Plugging Leakages in the Economy
The Nigerian economy is subject to high level of leakages. These include fiscal and budgetary indiscipline, financial recklessness, huge cost of governance at all levels, pervasive corruption and larceny in the public service as well as redundancy in various Ministries, Departments and Agencies (MDAs).
These issues have persisted due to lack of political will to carry out reforms. The humongous emoluments of public office holders should be slashed while the number of political appointees must be reduced. The Economic and Financial Crimes Commission (EFCC) and the Independent Corrupt Practices Commission (ICPC) should be more pro-active in curbing corruption. There should be no hiding place for treasury looters and economic saboteurs. There is need for transparency in the management of recovered funds. The use of “plea bargaining” by corrupt people should be discouraged. Anyone found guilty of corruption must vomit what he or she has looted. Corruption is a terrible monster which fuels poverty. We cannot fight the monster with kid gloves.

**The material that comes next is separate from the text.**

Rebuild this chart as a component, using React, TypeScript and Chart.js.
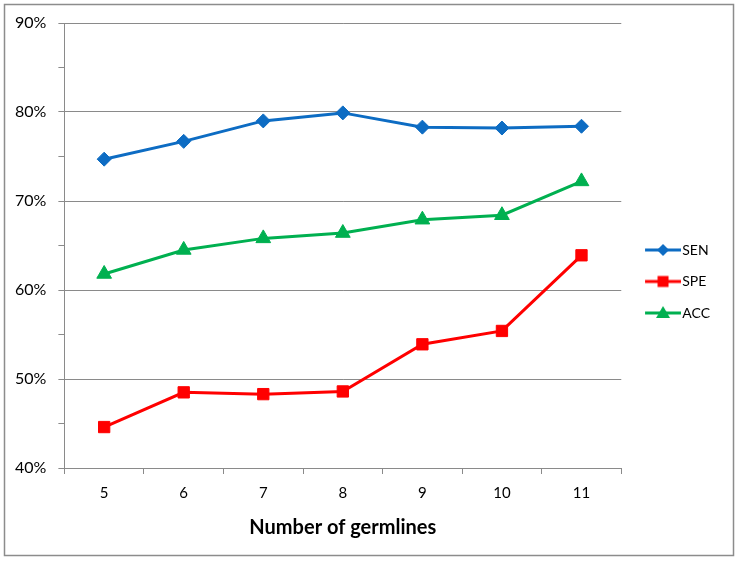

The Stephen Oronsaye Report on redundancy and re-organization of the Federal Public Service has never been implemented. The time has come for the implementation of the report. There are several redundant agencies with overlapping functions. In addition, there are thousands of jobless employees on the payroll without specific functions. In the final analysis, the constitutional provision for a bicameral legislature should be reviewed. Unicameral legislature is enough for the country. The Senate which has become the haven for former Governors should be abolished.
Most times, the majority of the Senators sleep during plenary sessions. They constitute a huge drain on the treasury. Nigeria can be rescued from bankruptcy if the right policy decisions are taken.
*Faramade is Programme Director of Journalists Against Poverty.